* EXERCISE GOAL
Reproduce the listing below character for character; drop every image.

━━━ DATA EXCERPT ━━━

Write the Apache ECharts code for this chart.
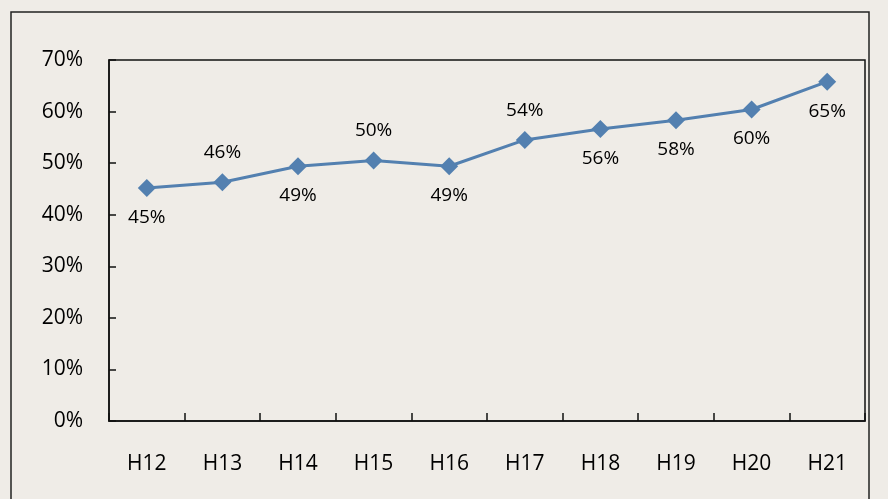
<!DOCTYPE html>
<html>
<head>
<meta charset="utf-8">
<script src="https://cdn.jsdelivr.net/npm/echarts@6/dist/echarts.min.js"></script>
<style>
html,body{margin:0;padding:0;background:#efece7;}
#main{width:888px;height:499px;}
</style>
</head>
<body>
<div id="main"></div>
<script>
// categories and values
var years = ['H12','H13','H14','H15','H16','H17','H18','H19','H20','H21'];
var rates = [45.2, 46.3, 49.4, 50.5, 49.4, 54.5, 56.6, 58.3, 60.4, 65.8];
var labelText = ['45%','46%','49%','50%','49%','54%','56%','58%','60%','65%'];
var labelPos = ['bottom','top','bottom','top','bottom','top','bottom','bottom','bottom','bottom'];

var font = '"Open Sans", "Noto Sans", sans-serif';

var points = [];
for (var i = 0; i < rates.length; i++) {
    points.push({
        value: rates[i],
        label: { position: labelPos[i], formatter: labelText[i] }
    });
}

var chart = echarts.init(document.getElementById('main'));
var option = {
    backgroundColor: '#efece7',
    animation: false,
    graphic: [{
        type: 'rect',
        shape: { x: 11, y: 12, width: 858, height: 500 },
        style: { fill: 'none', stroke: '#222', lineWidth: 1.5 },
        silent: true
    }],
    grid: {
        left: 109, right: 23, top: 60, bottom: 78,
        show: true, borderColor: '#111', borderWidth: 1.5, backgroundColor: 'transparent'
    },
    xAxis: {
        type: 'category',
        data: years,
        boundaryGap: true,
        axisLine: { show: true, lineStyle: { color: '#111', width: 1.5 } },
        axisTick: { show: true, interval: 0, inside: true, length: 8, lineStyle: { color: '#111', width: 1.5 } },
        axisLabel: { margin: 33, fontSize: 21, color: '#000', fontFamily: font }
    },
    yAxis: {
        type: 'value',
        min: 0, max: 70, interval: 10,
        splitLine: { show: false },
        axisLine: { show: true, lineStyle: { color: '#111', width: 1.5 } },
        axisTick: { show: true, inside: true, length: 7, lineStyle: { color: '#111', width: 1.5 } },
        axisLabel: {
            margin: 26, fontSize: 21, color: '#000', fontFamily: font,
            formatter: '{value}%'
        }
    },
    series: [{
        type: 'line',
        data: points,
        symbol: 'diamond',
        symbolSize: 18,
        lineStyle: { color: '#5380b0', width: 3 },
        itemStyle: { color: '#5380b0' },
        label: {
            show: true, distance: 11, fontSize: 19, color: '#000', fontFamily: font
        }
    }]
};
chart.setOption(option);
</script>
</body>
</html>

━━━

* ANSWER IN FULL
Write the Apache ECharts code for this chart.
<!DOCTYPE html>
<html>
<head>
<meta charset="utf-8">
<script src="https://cdn.jsdelivr.net/npm/echarts@6/dist/echarts.min.js"></script>
<style>
html,body{margin:0;padding:0;background:#efece7;}
#main{width:888px;height:499px;}
</style>
</head>
<body>
<div id="main"></div>
<script>
// categories and values
var years = ['H12','H13','H14','H15','H16','H17','H18','H19','H20','H21'];
var rates = [45.2, 46.3, 49.4, 50.5, 49.4, 54.5, 56.6, 58.3, 60.4, 65.8];
var labelText = ['45%','46%','49%','50%','49%','54%','56%','58%','60%','65%'];
var labelPos = ['bottom','top','bottom','top','bottom','top','bottom','bottom','bottom','bottom'];

var font = '"Open Sans", "Noto Sans", sans-serif';

var points = [];
for (var i = 0; i < rates.length; i++) {
    points.push({
        value: rates[i],
        label: { position: labelPos[i], formatter: labelText[i] }
    });
}

var chart = echarts.init(document.getElementById('main'));
var option = {
    backgroundColor: '#efece7',
    animation: false,
    graphic: [{
        type: 'rect',
        shape: { x: 11, y: 12, width: 858, height: 500 },
        style: { fill: 'none', stroke: '#222', lineWidth: 1.5 },
        silent: true
    }],
    grid: {
        left: 109, right: 23, top: 60, bottom: 78,
        show: true, borderColor: '#111', borderWidth: 1.5, backgroundColor: 'transparent'
    },
    xAxis: {
        type: 'category',
        data: years,
        boundaryGap: true,
        axisLine: { show: true, lineStyle: { color: '#111', width: 1.5 } },
        axisTick: { show: true, interval: 0, inside: true, length: 8, lineStyle: { color: '#111', width: 1.5 } },
        axisLabel: { margin: 33, fontSize: 21, color: '#000', fontFamily: font }
    },
    yAxis: {
        type: 'value',
        min: 0, max: 70, interval: 10,
        splitLine: { show: false },
        axisLine: { show: true, lineStyle: { color: '#111', width: 1.5 } },
        axisTick: { show: true, inside: true, length: 7, lineStyle: { color: '#111', width: 1.5 } },
        axisLabel: {
            margin: 26, fontSize: 21, color: '#000', fontFamily: font,
            formatter: '{value}%'
        }
    },
    series: [{
        type: 'line',
        data: points,
        symbol: 'diamond',
        symbolSize: 18,
        lineStyle: { color: '#5380b0', width: 3 },
        itemStyle: { color: '#5380b0' },
        label: {
            show: true, distance: 11, fontSize: 19, color: '#000', fontFamily: font
        }
    }]
};
chart.setOption(option);
</script>
</body>
</html>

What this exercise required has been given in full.